YOUR TASK: Retype, please, the listing from its opening line through the line that contains "const FS = 21;", both included, without the pictures.

MATERIAL PROVIDED:
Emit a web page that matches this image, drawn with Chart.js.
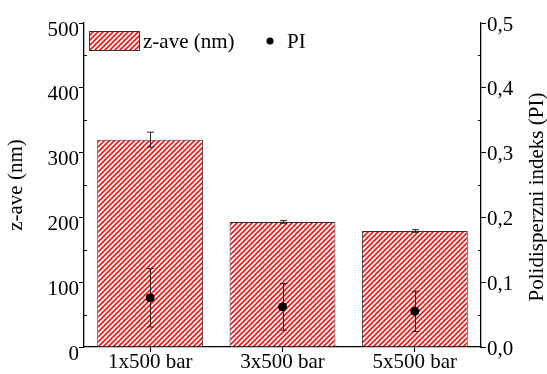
<!DOCTYPE html>
<html>
<head>
<meta charset="utf-8">
<script src="https://cdn.jsdelivr.net/npm/chart.js@4/dist/chart.umd.min.js"></script>
<style>
  html, body { margin: 0; padding: 0; background: #fff; }
  #wrap { width: 547px; height: 374px; }
</style>
</head>
<body>
<div id="wrap"><canvas id="chart" width="547" height="374"></canvas></div>
<script>
// data
const categories = ['1x500 bar', '3x500 bar', '5x500 bar'];
const zave       = [320, 193, 179];
const zaveErr    = [11.5, 2, 2];
const pi         = [0.076, 0.062, 0.055];
const piErr      = [0.045, 0.036, 0.031];

const FONT = "'Liberation Serif', 'Times New Roman', serif";
const FS = 21;

// red "///" hatch
function hatch() {
  const s = 5;
  const c = document.createElement('canvas');
  c.width = s; c.height = s;
  const g = c.getContext('2d');
  g.fillStyle = '#fff';
  g.fillRect(0, 0, s, s);
  g.strokeStyle = '#ff1010';
  g.lineWidth = 1.6;
  g.beginPath();
  g.moveTo(-1, s + 1); g.lineTo(s + 1, -1);
  g.moveTo(-2, 2); g.lineTo(2, -2);
  g.moveTo(s - 2, s + 2); g.lineTo(s + 2, s - 2);
  g.stroke();
  return g.createPattern(c, 'repeat');
}
const HATCH = hatch();

// error bars, minor ticks, legend, axis titles
const extras = {
  id: 'extras',
  afterDatasetsDraw(chart) {
    const ctx = chart.ctx;
    const x = chart.scales.x, y = chart.scales.y, y1 = chart.scales.y1;
    ctx.save();
    ctx.strokeStyle = '#222';
    ctx.lineWidth = 1;
    const bar = (cx, lo, hi) => {
      ctx.beginPath();
      ctx.moveTo(cx, lo); ctx.lineTo(cx, hi);
      ctx.moveTo(cx - 3.5, lo); ctx.lineTo(cx + 3.5, lo);
      ctx.moveTo(cx - 3.5, hi); ctx.lineTo(cx + 3.5, hi);
      ctx.stroke();
    };
    categories.forEach((c, i) => {
      const cx = Math.round(x.getPixelForValue(i)) + 0.5;
      bar(cx, y.getPixelForValue(zave[i] - zaveErr[i]), y.getPixelForValue(zave[i] + zaveErr[i]));
      bar(cx, y1.getPixelForValue(pi[i] - piErr[i]), y1.getPixelForValue(pi[i] + piErr[i]));
    });
    // points on top of their error bars
    categories.forEach((c, i) => {
      ctx.fillStyle = '#000';
      ctx.beginPath();
      ctx.arc(x.getPixelForValue(i), y1.getPixelForValue(pi[i]), 4, 0, Math.PI * 2);
      ctx.fill();
    });

    // minor ticks (inward)
    ctx.strokeStyle = '#000';
    for (let v = 50; v < 500; v += 100) {
      const py = Math.round(y.getPixelForValue(v)) + 0.5;
      ctx.beginPath();
      ctx.moveTo(y.right, py); ctx.lineTo(y.right + 3, py);
      ctx.stroke();
    }
    for (let v = 0.05; v < 0.5; v += 0.1) {
      const py = Math.round(y1.getPixelForValue(v)) + 0.5;
      ctx.beginPath();
      ctx.moveTo(y1.left, py); ctx.lineTo(y1.left - 3, py);
      ctx.stroke();
    }

    // legend
    const lx = 89, ly = 31;
    ctx.fillStyle = HATCH;
    ctx.fillRect(lx, ly, 50, 19);
    ctx.strokeStyle = '#333';
    ctx.strokeRect(lx + 0.5, ly + 0.5, 50, 19);
    ctx.fillStyle = '#000';
    ctx.font = FS + 'px ' + FONT;
    ctx.textBaseline = 'middle';
    ctx.textAlign = 'left';
    ctx.fillText('z-ave (nm)', 143, 42);
    ctx.beginPath();
    ctx.arc(270, 41, 3.5, 0, Math.PI * 2);
    ctx.fill();
    ctx.fillText('PI', 287, 42);

    // axis titles, both read bottom to top
    ctx.textAlign = 'center';
    const midY = (chart.chartArea.top + chart.chartArea.bottom) / 2;
    ctx.save();
    ctx.translate(16, midY);
    ctx.rotate(-Math.PI / 2);
    ctx.fillText('z-ave (nm)', 0, 0);
    ctx.restore();
    ctx.save();
    ctx.translate(537, 197);
    ctx.rotate(-Math.PI / 2);
    ctx.fillText('Polidisperzni indeks (PI)', 0, 0);
    ctx.restore();
    ctx.restore();
  }
};

new Chart(document.getElementById('chart'), {
  data: {
    labels: categories,
    datasets: [
      {
        type: 'bar',
        label: 'z-ave (nm)',
        data: zave,
        yAxisID: 'y',
        backgroundColor: HATCH,
        borderColor: '#333',
        borderWidth: 1,
        categoryPercentage: 0.8,
        barPercentage: 1.0,
        order: 2
      },
      {
        type: 'line',
        label: 'PI',
        data: pi,
        yAxisID: 'y1',
        showLine: false,
        pointRadius: 4,
        pointBackgroundColor: '#000',
        pointBorderColor: '#000',
        order: 1
      }
    ]
  },
  options: {
    responsive: false,
    animation: false,
    layout: { padding: { top: 23, right: 0, left: 0, bottom: 0 } },
    plugins: { legend: { display: false }, tooltip: { enabled: false } },
    scales: {
      x: {
        offset: true,
        afterFit(s) { s.height = 27; },
        grid: { offset: false, drawOnChartArea: false, tickLength: 5, color: '#000' },
        border: { color: '#000', width: 1.3 },
        ticks: { color: '#000', font: { family: FONT, size: FS }, padding: -2, maxRotation: 0 }
      },
      y: {
        position: 'left',
        min: 0, max: 500,
        afterFit(s) { s.width = 84; },
        grid: { drawOnChartArea: false, tickLength: 5, color: '#000' },
        border: { color: '#000', width: 1.3 },
        ticks: { stepSize: 100, color: '#000', font: { family: FONT, size: FS }, padding: 0, labelOffset: 7 }
      },
      y1: {
        position: 'right',
        min: 0, max: 0.5,
        afterFit(s) { s.width = 66; },
        grid: { drawOnChartArea: false, tickLength: 5, color: '#000' },
        border: { color: '#000', width: 1.3 },
        ticks: {
          stepSize: 0.1, color: '#000', font: { family: FONT, size: FS }, padding: 1, labelOffset: 2,
          callback: v => v.toFixed(1).replace('.', ',')
        }
      }
    }
  },
  plugins: [extras]
});
</script>
</body>
</html>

SOLUTION TO THIS PROBLEM:
Emit a web page that matches this image, drawn with Chart.js.
<!DOCTYPE html>
<html>
<head>
<meta charset="utf-8">
<script src="https://cdn.jsdelivr.net/npm/chart.js@4/dist/chart.umd.min.js"></script>
<style>
  html, body { margin: 0; padding: 0; background: #fff; }
  #wrap { width: 547px; height: 374px; }
</style>
</head>
<body>
<div id="wrap"><canvas id="chart" width="547" height="374"></canvas></div>
<script>
// data
const categories = ['1x500 bar', '3x500 bar', '5x500 bar'];
const zave       = [320, 193, 179];
const zaveErr    = [11.5, 2, 2];
const pi         = [0.076, 0.062, 0.055];
const piErr      = [0.045, 0.036, 0.031];

const FONT = "'Liberation Serif', 'Times New Roman', serif";
const FS = 21;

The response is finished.